AIM OF THE EXERCISE:
Reproduce the listing below exactly, minus its pictures.

↓

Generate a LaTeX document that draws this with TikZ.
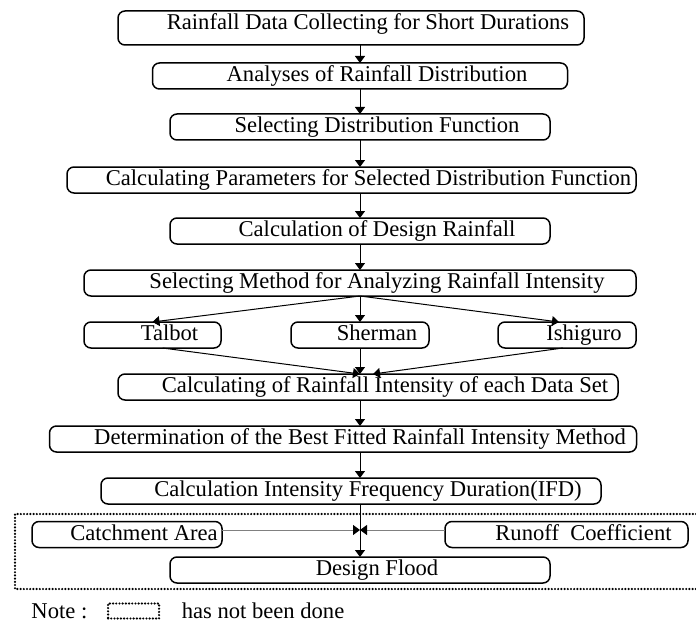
\documentclass[tikz,border=0pt]{standalone}
\usepackage{fontspec}
\setmainfont{Liberation Serif}
\usepackage{tikz}
\usetikzlibrary{positioning,arrows.meta}

\begin{document}
\begin{tikzpicture}[font=\fontsize{11.3}{13}\selectfont,>={Triangle[length=3.5pt,width=5pt]},line width=0.5pt,
  box/.style={draw,line width=0.75pt,rounded corners=3.5pt,minimum width=#1,minimum height=13pt,inner xsep=0pt,inner ysep=0pt,
    outer sep=0pt,text height=8pt,text depth=2.5pt,execute at begin node={\hspace*{17pt}}},
  dotline/.style={line width=1.2pt,dash pattern=on 0pt off 1.6pt,line cap=round}]
\useasboundingbox (0,0) rectangle (348pt,-313pt);
\coordinate (spine) at (180pt,0);
\node[box=233pt,minimum height=17pt,text depth=6pt] (collect) at (175.5pt,-14pt) {Rainfall Data Collecting for Short Durations};
\node[box=207.5pt,below=9pt of collect,xshift=4.5pt] (analyse) {Analyses of Rainfall Distribution};
\node[box=190pt,below=12.5pt of analyse] (selfunc) {Selecting Distribution Function};
\node[box=284.5pt,below=13.5pt of selfunc,xshift=-4.25pt] (params) {Calculating Parameters for Selected Distribution Function};
\node[box=190pt,below=12.5pt of params,xshift=4.25pt] (design) {Calculation of Design Rainfall};
\node[box=276pt,below=13pt of design] (selmeth) {Selecting Method for Analyzing Rainfall Intensity};
\node[box=69pt,below=13pt of selmeth] (sherman) {Sherman};
\node[box=68.5pt,left=35pt of sherman] (talbot) {Talbot};
\node[box=69pt,right=34.5pt of sherman] (ishiguro) {Ishiguro};
\node[box=250pt,below=13pt of sherman,xshift=4pt] (intensity) {Calculating of Rainfall Intensity of each Data Set};
\node[box=293.5pt,below=13pt of intensity,xshift=-12.5pt] (best) {Determination of the Best Fitted Rainfall Intensity Method};
\node[box=250pt,below=13pt of best,xshift=4pt] (ifd) {Calculation Intensity Frequency Duration(IFD)};
\node[box=190pt,below=26.5pt of ifd,xshift=4.5pt] (flood) {Design Flood};
\node[box=95pt] (catch) at (63.5pt,-267.25pt) {Catchment Area};
\node[box=121.5pt] (runoff) at (283.25pt,-267.25pt) {Runoff\ \ Coefficient};
\coordinate (join) at (180pt,-265pt);
\draw[->] (collect.south -| spine) -- (analyse.north -| spine);
\draw[->] (analyse.south -| spine) -- (selfunc.north -| spine);
\draw[->] (selfunc.south -| spine) -- (params.north -| spine);
\draw[->] (params.south -| spine) -- (design.north -| spine);
\draw[->] (design.south -| spine) -- (selmeth.north -| spine);
\draw[->] (selmeth.south -| spine) -- (talbot.north);
\draw[->] (selmeth.south -| spine) -- (sherman.north);
\draw[->] (selmeth.south -| spine) -- ([xshift=-4pt]ishiguro.north);
\draw[->] ([xshift=5pt]talbot.south) -- (intensity.north -| spine);
\draw[->] (sherman.south) -- (intensity.north -| spine);
\draw[->] ([xshift=-2pt]ishiguro.south) -- ([xshift=2.5pt]intensity.north);
\draw[->] (intensity.south -| spine) -- (best.north -| spine);
\draw[->] (best.south -| spine) -- (ifd.north -| spine);
\draw[->] (ifd.south -| spine) -- (flood.north -| spine);
\draw[gray,-{Triangle[length=3.5pt,width=5pt,black]}] (catch.east |- join) -- (join);
\draw[gray,-{Triangle[length=3.5pt,width=5pt,black]}] (runoff.west |- join) -- (join);
\draw[dotline] (348pt,-257pt) -- (7.5pt,-257pt) -- (7.5pt,-294.5pt) -- (348pt,-294.5pt);
\node[anchor=west,inner sep=0pt] (note) at (15.5pt,-305.5pt) {Note :};
\node[dotline,draw,inner sep=0pt,minimum width=25.5pt,minimum height=7.5pt,right=9.5pt of note] (legend) {};
\node[inner sep=0pt,right=10.5pt of legend] (notdone) {has not been done};
\end{tikzpicture}
\end{document}
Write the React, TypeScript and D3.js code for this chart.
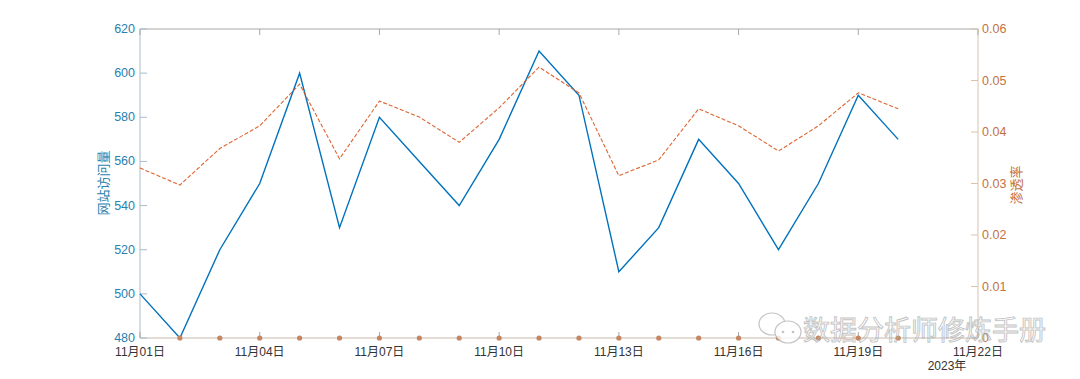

↑

TASK RESPONSE:
Generate a LaTeX document that draws this with TikZ.
\documentclass[tikz,border=0pt]{standalone}
\usepackage{fontspec}
\setmainfont{Liberation Serif}
\usepackage{tikz}
\usetikzlibrary{positioning,arrows.meta}

\begin{document}
\begin{tikzpicture}[font=\fontsize{11.3}{13}\selectfont,>={Triangle[length=3.5pt,width=5pt]},line width=0.5pt,
  box/.style={draw,line width=0.75pt,rounded corners=3.5pt,minimum width=#1,minimum height=13pt,inner xsep=0pt,inner ysep=0pt,
    outer sep=0pt,text height=8pt,text depth=2.5pt,execute at begin node={\hspace*{17pt}}},
  dotline/.style={line width=1.2pt,dash pattern=on 0pt off 1.6pt,line cap=round}]
\useasboundingbox (0,0) rectangle (348pt,-313pt);
\coordinate (spine) at (180pt,0);
\node[box=233pt,minimum height=17pt,text depth=6pt] (collect) at (175.5pt,-14pt) {Rainfall Data Collecting for Short Durations};
\node[box=207.5pt,below=9pt of collect,xshift=4.5pt] (analyse) {Analyses of Rainfall Distribution};
\node[box=190pt,below=12.5pt of analyse] (selfunc) {Selecting Distribution Function};
\node[box=284.5pt,below=13.5pt of selfunc,xshift=-4.25pt] (params) {Calculating Parameters for Selected Distribution Function};
\node[box=190pt,below=12.5pt of params,xshift=4.25pt] (design) {Calculation of Design Rainfall};
\node[box=276pt,below=13pt of design] (selmeth) {Selecting Method for Analyzing Rainfall Intensity};
\node[box=69pt,below=13pt of selmeth] (sherman) {Sherman};
\node[box=68.5pt,left=35pt of sherman] (talbot) {Talbot};
\node[box=69pt,right=34.5pt of sherman] (ishiguro) {Ishiguro};
\node[box=250pt,below=13pt of sherman,xshift=4pt] (intensity) {Calculating of Rainfall Intensity of each Data Set};
\node[box=293.5pt,below=13pt of intensity,xshift=-12.5pt] (best) {Determination of the Best Fitted Rainfall Intensity Method};
\node[box=250pt,below=13pt of best,xshift=4pt] (ifd) {Calculation Intensity Frequency Duration(IFD)};
\node[box=190pt,below=26.5pt of ifd,xshift=4.5pt] (flood) {Design Flood};
\node[box=95pt] (catch) at (63.5pt,-267.25pt) {Catchment Area};
\node[box=121.5pt] (runoff) at (283.25pt,-267.25pt) {Runoff\ \ Coefficient};
\coordinate (join) at (180pt,-265pt);
\draw[->] (collect.south -| spine) -- (analyse.north -| spine);
\draw[->] (analyse.south -| spine) -- (selfunc.north -| spine);
\draw[->] (selfunc.south -| spine) -- (params.north -| spine);
\draw[->] (params.south -| spine) -- (design.north -| spine);
\draw[->] (design.south -| spine) -- (selmeth.north -| spine);
\draw[->] (selmeth.south -| spine) -- (talbot.north);
\draw[->] (selmeth.south -| spine) -- (sherman.north);
\draw[->] (selmeth.south -| spine) -- ([xshift=-4pt]ishiguro.north);
\draw[->] ([xshift=5pt]talbot.south) -- (intensity.north -| spine);
\draw[->] (sherman.south) -- (intensity.north -| spine);
\draw[->] ([xshift=-2pt]ishiguro.south) -- ([xshift=2.5pt]intensity.north);
\draw[->] (intensity.south -| spine) -- (best.north -| spine);
\draw[->] (best.south -| spine) -- (ifd.north -| spine);
\draw[->] (ifd.south -| spine) -- (flood.north -| spine);
\draw[gray,-{Triangle[length=3.5pt,width=5pt,black]}] (catch.east |- join) -- (join);
\draw[gray,-{Triangle[length=3.5pt,width=5pt,black]}] (runoff.west |- join) -- (join);
\draw[dotline] (348pt,-257pt) -- (7.5pt,-257pt) -- (7.5pt,-294.5pt) -- (348pt,-294.5pt);
\node[anchor=west,inner sep=0pt] (note) at (15.5pt,-305.5pt) {Note :};
\node[dotline,draw,inner sep=0pt,minimum width=25.5pt,minimum height=7.5pt,right=9.5pt of note] (legend) {};
\node[inner sep=0pt,right=10.5pt of legend] (notdone) {has not been done};
\end{tikzpicture}
\end{document}
Write the React, TypeScript and D3.js code for this chart.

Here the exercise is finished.